I moved to the United States 22 years ago from the Dominican Republic. As soon as I arrived from the States I became a substitute teacher. After 6 months I became a certified teacher. I teach math and science, and my background is in chemical engineering.
Most of the issues we had was absence of the students, that’s been my major concern. For some reason my students like to be on time to my classes, because they believe it’s fun– I try to use strategies like computer, visual aides, and I try to make the class funny and interesting, and also very interactive.
Last year (before Kinvolved) we just used attendance from the school, the SPATs, this year has been a little different, because we have a “traveling attendance,” but sometimes it was lost, some information was not matching. With Kinvolved the interesting thing is that, even though the students aren’t here, now you know why they aren’t here and you can send a message quickly to the parents, you can say “he is not here but, he has this homework for tomorrow.” And now it’s online, so the student can go through the forms or do the homework even though they are not present. This system has helped me a lot.
First of all, the strategy I use (with Kinvolved) is that I open my laptop and the students know already that I am in communication with their parents. And the best part — one little story– one day there was a student, he was a little active, acting out. And he wouldn’t stop. So I told him I would get his mom to come over here if he didn’t’ stop. Believe it or not, I messaged his mother, “can you please come over here?” She said, “I’ll be there in ten minutes.” When the mother walked in and said “What happened Mr. Vasquez?” everyone goes “Oooooo”. That child, that day, he changed.
I approach (messaging parents) very politely– I have kids, and you don’t want to always hear bad things about your children, even if they misbehave. Mr. Akeli always suggests to us, that when you send information to a parent, first of all send the good things, and then present the bad things. Try to be very polite. For example, because of Kinvolved I noticed that three of my students are more open, behave better, because they know that I’m in touch with the parents! One girl was not doing well, and then I noticed that her behavior had improved and then I sent some good news to the parents, saying “thank you for your support, because your daughter is doing much better, she’s more able to help others and cooperate.” I try to be fair as much as I can.
Kinvolved is a very strong tool to get in touch with the parents right away. It has made my life easier. I’m more in control. And the parents see that I’m worried about the children, they’re happier. It’s more personal. The parents like it, they are very receptive, very open.
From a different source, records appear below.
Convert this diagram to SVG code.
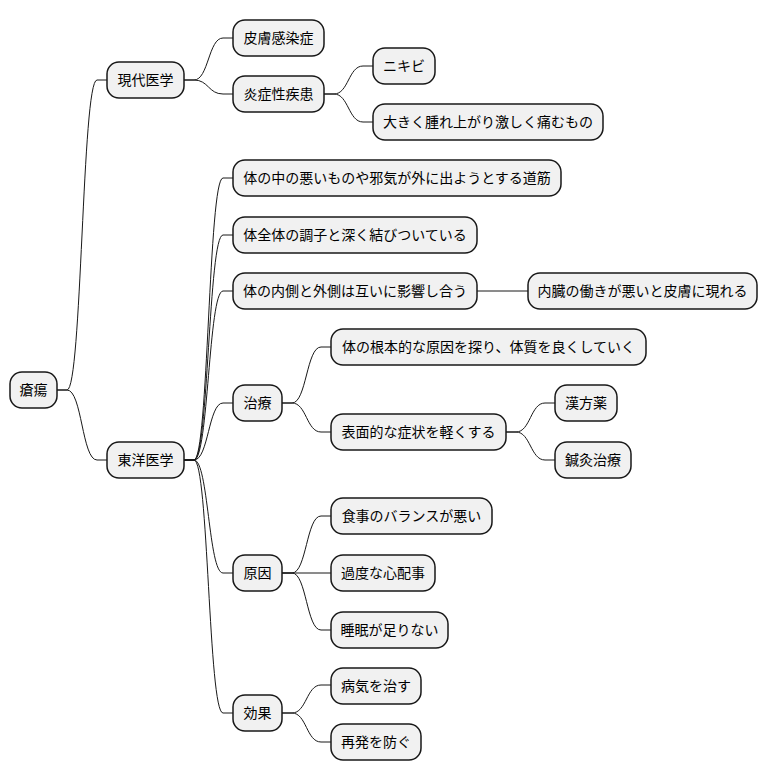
<svg xmlns="http://www.w3.org/2000/svg" width="768" height="781" viewBox="0 0 768 781">
<style>
.n rect{fill:#F1F1F1;stroke:#181818;stroke-width:1.5}
.n text{font-family:"Noto Sans CJK JP","Liberation Sans",sans-serif;font-size:14px;fill:#000;text-anchor:middle}
#edges path{fill:none;stroke:#181818;stroke-width:1}
</style>
<rect width="768" height="781" fill="#FFFFFF"/>
<g id="edges">
<path d="M57,390 L67,390 C82,390 82,80 97,80 L107,80"/>
<path d="M57,390 L67,390 C82,390 82,460 97,460 L107,460"/>
<path d="M184,80 L194,80 C208.5,80 208.5,38 223,38 L233,38"/>
<path d="M184,80 L194,80 C208.5,80 208.5,94 223,94 L233,94"/>
<path d="M324,94 L334,94 C348.5,94 348.5,66 363,66 L373,66"/>
<path d="M324,94 L334,94 C348.5,94 348.5,122 363,122 L373,122"/>
<path d="M184,460 L194,460 C208.5,460 208.5,178 223,178 L233,178"/>
<path d="M184,460 L194,460 C208.5,460 208.5,235 223,235 L233,235"/>
<path d="M184,460 L194,460 C208.5,460 208.5,291 223,291 L233,291"/>
<path d="M184,460 L194,460 C208.5,460 208.5,403 223,403 L233,403"/>
<path d="M184,460 L194,460 C208.5,460 208.5,573 223,573 L233,573"/>
<path d="M184,460 L194,460 C208.5,460 208.5,713 223,713 L233,713"/>
<path d="M477,291 L528,291"/>
<path d="M282,403 L292,403 C306.5,403 306.5,347 321,347 L331,347"/>
<path d="M282,403 L292,403 C306.5,403 306.5,432 321,432 L331,432"/>
<path d="M506,432 L516,432 C530.5,432 530.5,403 545,403 L555,403"/>
<path d="M506,432 L516,432 C530.5,432 530.5,460 545,460 L555,460"/>
<path d="M282,573 L292,573 C306.5,573 306.5,516 321,516 L331,516"/>
<path d="M282,573 L331,573"/>
<path d="M282,573 L292,573 C306.5,573 306.5,630 321,630 L331,630"/>
<path d="M282,713 L292,713 C306.5,713 306.5,685 321,685 L331,685"/>
<path d="M282,713 L292,713 C306.5,713 306.5,742 321,742 L331,742"/>
</g>
<g id="n-root" class="n"><rect x="10" y="372" width="47" height="36" rx="12"/><text x="33.5" y="395">瘡瘍</text></g>
<g id="n-modern" class="n"><rect x="107" y="62" width="77" height="36" rx="12"/><text x="145.5" y="85">現代医学</text></g>
<g id="n-skin" class="n"><rect x="233" y="20" width="91" height="36" rx="12"/><text x="278.5" y="43">皮膚感染症</text></g>
<g id="n-inflam" class="n"><rect x="233" y="76" width="91" height="36" rx="12"/><text x="278.5" y="99">炎症性疾患</text></g>
<g id="n-acne" class="n"><rect x="373" y="48" width="62" height="36" rx="12"/><text x="404" y="71">ニキビ</text></g>
<g id="n-swell" class="n"><rect x="373" y="104" width="230" height="36" rx="12"/><text x="488" y="127">大きく腫れ上がり激しく痛むもの</text></g>
<g id="n-eastern" class="n"><rect x="107" y="442" width="77" height="36" rx="12"/><text x="145.5" y="465">東洋医学</text></g>
<g id="n-path" class="n"><rect x="233" y="160" width="328" height="36" rx="12"/><text x="397" y="183">体の中の悪いものや邪気が外に出ようとする道筋</text></g>
<g id="n-whole" class="n"><rect x="233" y="217" width="244" height="36" rx="12"/><text x="355" y="240">体全体の調子と深く結びついている</text></g>
<g id="n-inout" class="n"><rect x="233" y="273" width="244" height="36" rx="12"/><text x="355" y="296">体の内側と外側は互いに影響し合う</text></g>
<g id="n-organ" class="n"><rect x="528" y="273" width="229" height="36" rx="12"/><text x="642.5" y="296">内臓の働きが悪いと皮膚に現れる</text></g>
<g id="n-treat" class="n"><rect x="233" y="385" width="49" height="36" rx="12"/><text x="257.5" y="408">治療</text></g>
<g id="n-root-cause" class="n"><rect x="331" y="329" width="315" height="36" rx="12"/><text x="488.5" y="352">体の根本的な原因を探り、体質を良くしていく</text></g>
<g id="n-surface" class="n"><rect x="331" y="414" width="175" height="36" rx="12"/><text x="418.5" y="437">表面的な症状を軽くする</text></g>
<g id="n-kampo" class="n"><rect x="555" y="385" width="62" height="36" rx="12"/><text x="586" y="408">漢方薬</text></g>
<g id="n-acu" class="n"><rect x="555" y="442" width="76" height="36" rx="12"/><text x="593" y="465">鍼灸治療</text></g>
<g id="n-cause" class="n"><rect x="233" y="555" width="49" height="36" rx="12"/><text x="257.5" y="578">原因</text></g>
<g id="n-diet" class="n"><rect x="331" y="498" width="161" height="36" rx="12"/><text x="411.5" y="521">食事のバランスが悪い</text></g>
<g id="n-worry" class="n"><rect x="331" y="555" width="104" height="36" rx="12"/><text x="383" y="578">過度な心配事</text></g>
<g id="n-sleep" class="n"><rect x="331" y="612" width="117" height="36" rx="12"/><text x="389.5" y="635">睡眠が足りない</text></g>
<g id="n-effect" class="n"><rect x="233" y="695" width="49" height="36" rx="12"/><text x="257.5" y="718">効果</text></g>
<g id="n-cure" class="n"><rect x="331" y="668" width="90" height="36" rx="12"/><text x="376" y="691">病気を治す</text></g>
<g id="n-prevent" class="n"><rect x="331" y="724" width="90" height="36" rx="12"/><text x="376" y="747">再発を防ぐ</text></g>
</svg>
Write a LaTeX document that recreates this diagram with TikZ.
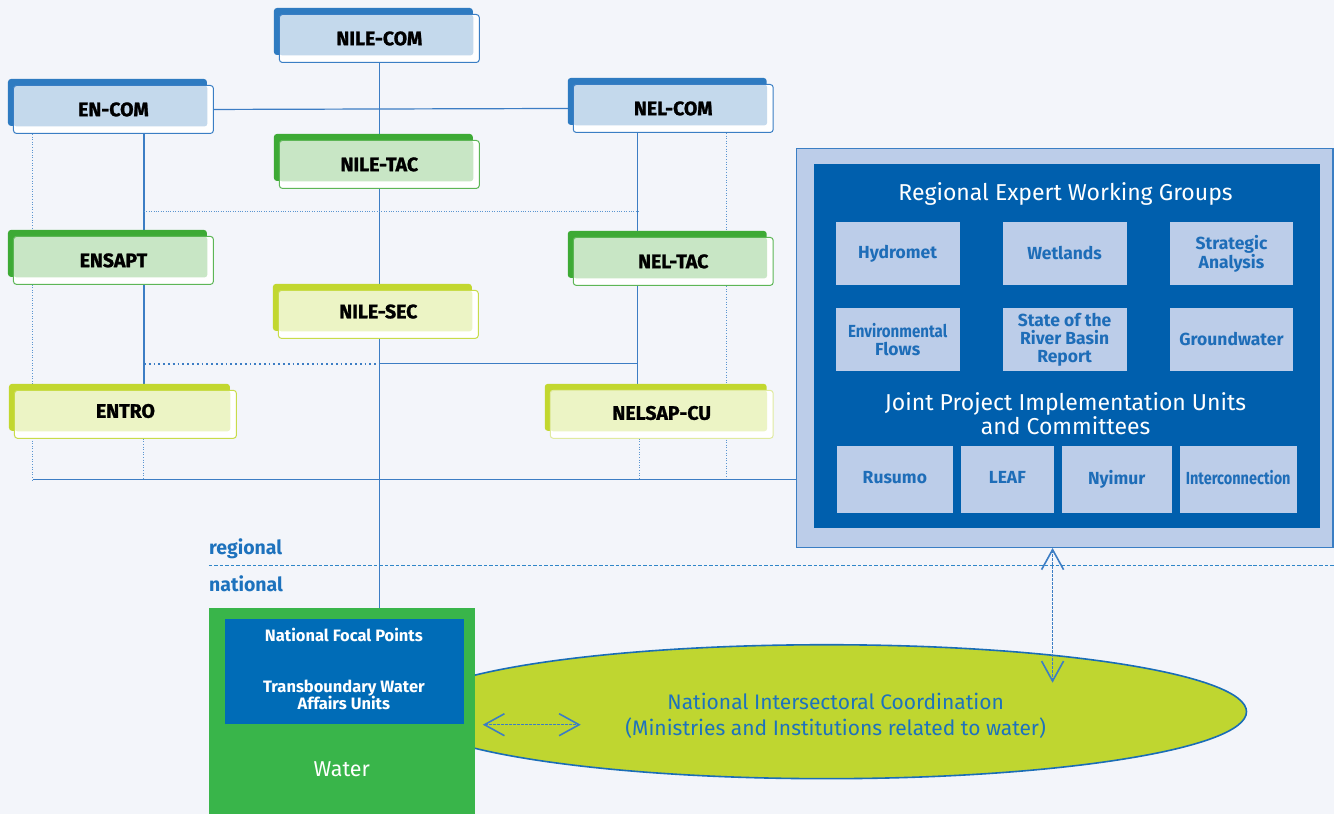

Mr. Kelly also tells us to go in person and talk to the students, ask them why they were absent. Now we have another approach to go in person and say “what happened? We missed you!” Not just using Kinvolved, but also going to the students and asking if everything’s fine. And when students see that you are worried about them they are more motivated to come. The student feels that we care about them. For me, in my 20 years, Kinvolved is making everything so easy. In my earliest years of teaching, the lack of communication– *laughs*. As soon as a student knows you are in contact with the parents their behavior, everything changes.